- [Data extract]:
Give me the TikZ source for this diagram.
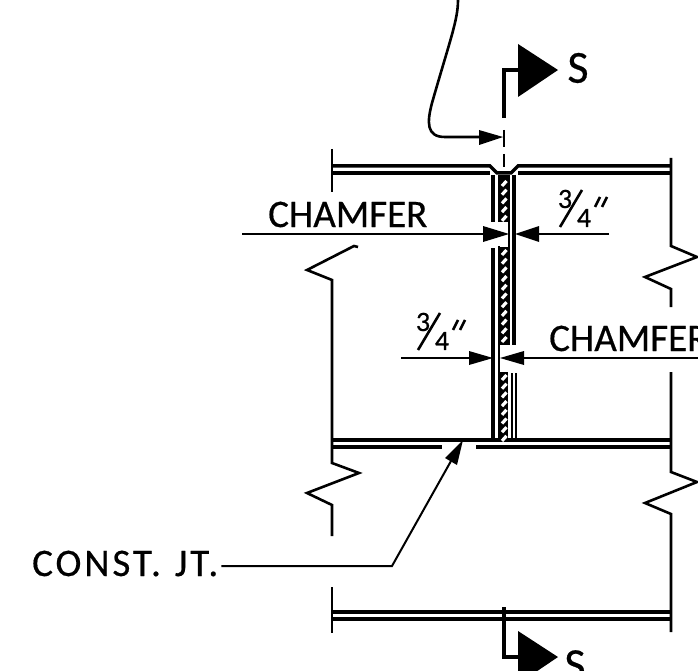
\documentclass[tikz,border=0pt]{standalone}
\usepackage{fontspec}
\setmainfont{Carlito}[AutoFakeBold=0.5]
\newfontfamily\widefont{Carlito}[LetterSpace=7.5,WordSpace=1.2,AutoFakeBold=0.5]
\tikzset{
  heavy/.style={line width=3.5pt},
  medium/.style={line width=2.6pt},
  thinline/.style={line width=2pt},
  label/.style={font=\bfseries\fontsize{39}{39}\selectfont,inner sep=0pt},
  widelabel/.style={font=\widefont\bfseries\fontsize{39}{39}\selectfont,inner sep=0pt},
  bigletter/.style={font=\bfseries\fontsize{46}{46}\selectfont,inner sep=0pt},
  digit/.style={font=\bfseries\fontsize{28}{28}\selectfont,inner sep=0pt}
}
\begin{document}
\begin{tikzpicture}[x=1pt,y=-1pt]
        \useasboundingbox (0,0) rectangle (698,671);
        \clip (0,0) rectangle (698,671);
        % upper slab
        \draw[heavy] (332,166) -- (490,166) -- (497,173) -- (511,173) -- (518,166) -- (671,166);
        \draw[heavy] (332,173) -- (490,173);
        \draw[heavy] (518,173) -- (671,173);
        % lower slabs
        \draw[heavy] (332,440) -- (671,440);
        \draw[heavy] (332,447) -- (442,447);
        \draw[heavy] (476,447) -- (671,447);
        \draw[heavy] (332,612) -- (671,612);
        \draw[heavy] (332,619) -- (671,619);
        % left side
        \draw[medium] (332,149) -- (332,192);
        \draw[medium] (358,247) -- (354,246) -- (307,270) -- (332,280) -- (332,463) -- (359,473) -- (307,493) -- (332,505) -- (332,536);
        \draw[medium] (332,587) -- (332,633);
        % right side
        \draw[medium] (671,158) -- (671,246) -- (697,257) -- (645,277) -- (671,289) -- (671,307);
        \draw[medium] (671,372) -- (671,472) -- (697,482) -- (645,503) -- (671,514) -- (671,632);
        % joint hatching
        \fill (500,175) rectangle (508,222);
        \fill (500,247) rectangle (508,345);
        \fill (500,372) rectangle (508,440);
        \foreach \y in {183,191.7,...,222,252,260.7,...,342,377,385.7,...,438}
            \draw[white,line width=3.2pt] (502,\y+3) -- (506.5,\y-2);
        % joint faces
        \draw[heavy] (493,175) -- (493,222);
        \draw[medium] (499,175) -- (499,222);
        \draw[heavy] (493,248) -- (493,440);
        \draw[medium] (499,246) -- (499,440);
        \draw[medium] (509,175) -- (509,345);
        \draw[heavy] (514,175) -- (514,345);
        \draw[medium] (512,373) -- (512,440);
        \draw[medium] (516,373) -- (516,440);
        % section marks
        \draw[heavy] (504,118) -- (504,70) -- (520,70);
        \fill (518,44) -- (558,70) -- (518,97) -- cycle;
        \draw[medium] (504,130) -- (504,147);
        \draw[medium] (504,154) -- (504,167);
        \draw[heavy] (504,607) -- (504,657) -- (522,657);
        \fill (518,631) -- (558,657) -- (518,684) -- cycle;
        % leader from above
        \draw[medium] (458,0) .. controls (458,20) and (450,40) .. (432,103) .. controls (427,122) and (426,137) .. (445,137) -- (482,137);
        \fill (479,130) -- (503,137) -- (479,145) -- cycle;
        % labels
        \node[label,anchor=base west] (chamfera) at (268,227) {CHAMFER};
        \node[label,anchor=base west] (chamferb) at (549,351) {CHAMFER};
        \node[widelabel,anchor=base west] (constjt) at (32,576) {CONST. JT.};
        \node[bigletter] (sa) at (578,68) {S};
        \node[bigletter,anchor=north] (sb) at (575,650) {S};
        % dimensions
        \foreach \fx/\fy/\nm in {582/190/upper,440/313/lower} {
            \node[digit] (three\nm) at (\fx-17,\fy+9) {3};
            \node[digit] (four\nm) at (\fx+2,\fy+28) {4};
            \draw[medium] (\fx,\fy) -- (\fx-22,\fy+37);
            \draw[medium] (\fx+18,\fy+7) -- (\fx+13,\fy+17);
            \draw[medium] (\fx+25,\fy+7) -- (\fx+20,\fy+17);
        }
        \draw[medium] (242,234) -- (485,234);
        \fill (483,226) -- (509,234) -- (483,242) -- cycle;
        \draw[medium] (609,234) -- (537,234);
        \fill (539,226) -- (515,234) -- (539,242) -- cycle;
        \draw[medium] (401,358) -- (470,358);
        \fill (469,351) -- (493,358) -- (469,365) -- cycle;
        \draw[medium] (698,358) -- (523,358);
        \fill (524,351) -- (500,358) -- (524,365) -- cycle;
        % construction joint leader
        \coordinate (bend) at (392,566);
        \coordinate (jointtip) at (463,440);
        \draw[thinline] ([xshift=3pt]constjt.east |- bend) -- (bend) -- (451,461);
        \fill (jointtip) -- (457,465) -- (445,458) -- cycle;
\end{tikzpicture}
\end{document}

- [Short task]: Make an exact copy of the listing above. Do not include the pictures.

- [Solution to this exercise]:
Give me the TikZ source for this diagram.
\documentclass[tikz,border=0pt]{standalone}
\usepackage{fontspec}
\setmainfont{Carlito}[AutoFakeBold=0.5]
\newfontfamily\widefont{Carlito}[LetterSpace=7.5,WordSpace=1.2,AutoFakeBold=0.5]
\tikzset{
  heavy/.style={line width=3.5pt},
  medium/.style={line width=2.6pt},
  thinline/.style={line width=2pt},
  label/.style={font=\bfseries\fontsize{39}{39}\selectfont,inner sep=0pt},
  widelabel/.style={font=\widefont\bfseries\fontsize{39}{39}\selectfont,inner sep=0pt},
  bigletter/.style={font=\bfseries\fontsize{46}{46}\selectfont,inner sep=0pt},
  digit/.style={font=\bfseries\fontsize{28}{28}\selectfont,inner sep=0pt}
}
\begin{document}
\begin{tikzpicture}[x=1pt,y=-1pt]
        \useasboundingbox (0,0) rectangle (698,671);
        \clip (0,0) rectangle (698,671);
        % upper slab
        \draw[heavy] (332,166) -- (490,166) -- (497,173) -- (511,173) -- (518,166) -- (671,166);
        \draw[heavy] (332,173) -- (490,173);
        \draw[heavy] (518,173) -- (671,173);
        % lower slabs
        \draw[heavy] (332,440) -- (671,440);
        \draw[heavy] (332,447) -- (442,447);
        \draw[heavy] (476,447) -- (671,447);
        \draw[heavy] (332,612) -- (671,612);
        \draw[heavy] (332,619) -- (671,619);
        % left side
        \draw[medium] (332,149) -- (332,192);
        \draw[medium] (358,247) -- (354,246) -- (307,270) -- (332,280) -- (332,463) -- (359,473) -- (307,493) -- (332,505) -- (332,536);
        \draw[medium] (332,587) -- (332,633);
        % right side
        \draw[medium] (671,158) -- (671,246) -- (697,257) -- (645,277) -- (671,289) -- (671,307);
        \draw[medium] (671,372) -- (671,472) -- (697,482) -- (645,503) -- (671,514) -- (671,632);
        % joint hatching
        \fill (500,175) rectangle (508,222);
        \fill (500,247) rectangle (508,345);
        \fill (500,372) rectangle (508,440);
        \foreach \y in {183,191.7,...,222,252,260.7,...,342,377,385.7,...,438}
            \draw[white,line width=3.2pt] (502,\y+3) -- (506.5,\y-2);
        % joint faces
        \draw[heavy] (493,175) -- (493,222);
        \draw[medium] (499,175) -- (499,222);
        \draw[heavy] (493,248) -- (493,440);
        \draw[medium] (499,246) -- (499,440);
        \draw[medium] (509,175) -- (509,345);
        \draw[heavy] (514,175) -- (514,345);
        \draw[medium] (512,373) -- (512,440);
        \draw[medium] (516,373) -- (516,440);
        % section marks
        \draw[heavy] (504,118) -- (504,70) -- (520,70);
        \fill (518,44) -- (558,70) -- (518,97) -- cycle;
        \draw[medium] (504,130) -- (504,147);
        \draw[medium] (504,154) -- (504,167);
        \draw[heavy] (504,607) -- (504,657) -- (522,657);
        \fill (518,631) -- (558,657) -- (518,684) -- cycle;
        % leader from above
        \draw[medium] (458,0) .. controls (458,20) and (450,40) .. (432,103) .. controls (427,122) and (426,137) .. (445,137) -- (482,137);
        \fill (479,130) -- (503,137) -- (479,145) -- cycle;
        % labels
        \node[label,anchor=base west] (chamfera) at (268,227) {CHAMFER};
        \node[label,anchor=base west] (chamferb) at (549,351) {CHAMFER};
        \node[widelabel,anchor=base west] (constjt) at (32,576) {CONST. JT.};
        \node[bigletter] (sa) at (578,68) {S};
        \node[bigletter,anchor=north] (sb) at (575,650) {S};
        % dimensions
        \foreach \fx/\fy/\nm in {582/190/upper,440/313/lower} {
            \node[digit] (three\nm) at (\fx-17,\fy+9) {3};
            \node[digit] (four\nm) at (\fx+2,\fy+28) {4};
            \draw[medium] (\fx,\fy) -- (\fx-22,\fy+37);
            \draw[medium] (\fx+18,\fy+7) -- (\fx+13,\fy+17);
            \draw[medium] (\fx+25,\fy+7) -- (\fx+20,\fy+17);
        }
        \draw[medium] (242,234) -- (485,234);
        \fill (483,226) -- (509,234) -- (483,242) -- cycle;
        \draw[medium] (609,234) -- (537,234);
        \fill (539,226) -- (515,234) -- (539,242) -- cycle;
        \draw[medium] (401,358) -- (470,358);
        \fill (469,351) -- (493,358) -- (469,365) -- cycle;
        \draw[medium] (698,358) -- (523,358);
        \fill (524,351) -- (500,358) -- (524,365) -- cycle;
        % construction joint leader
        \coordinate (bend) at (392,566);
        \coordinate (jointtip) at (463,440);
        \draw[thinline] ([xshift=3pt]constjt.east |- bend) -- (bend) -- (451,461);
        \fill (jointtip) -- (457,465) -- (445,458) -- cycle;
\end{tikzpicture}
\end{document}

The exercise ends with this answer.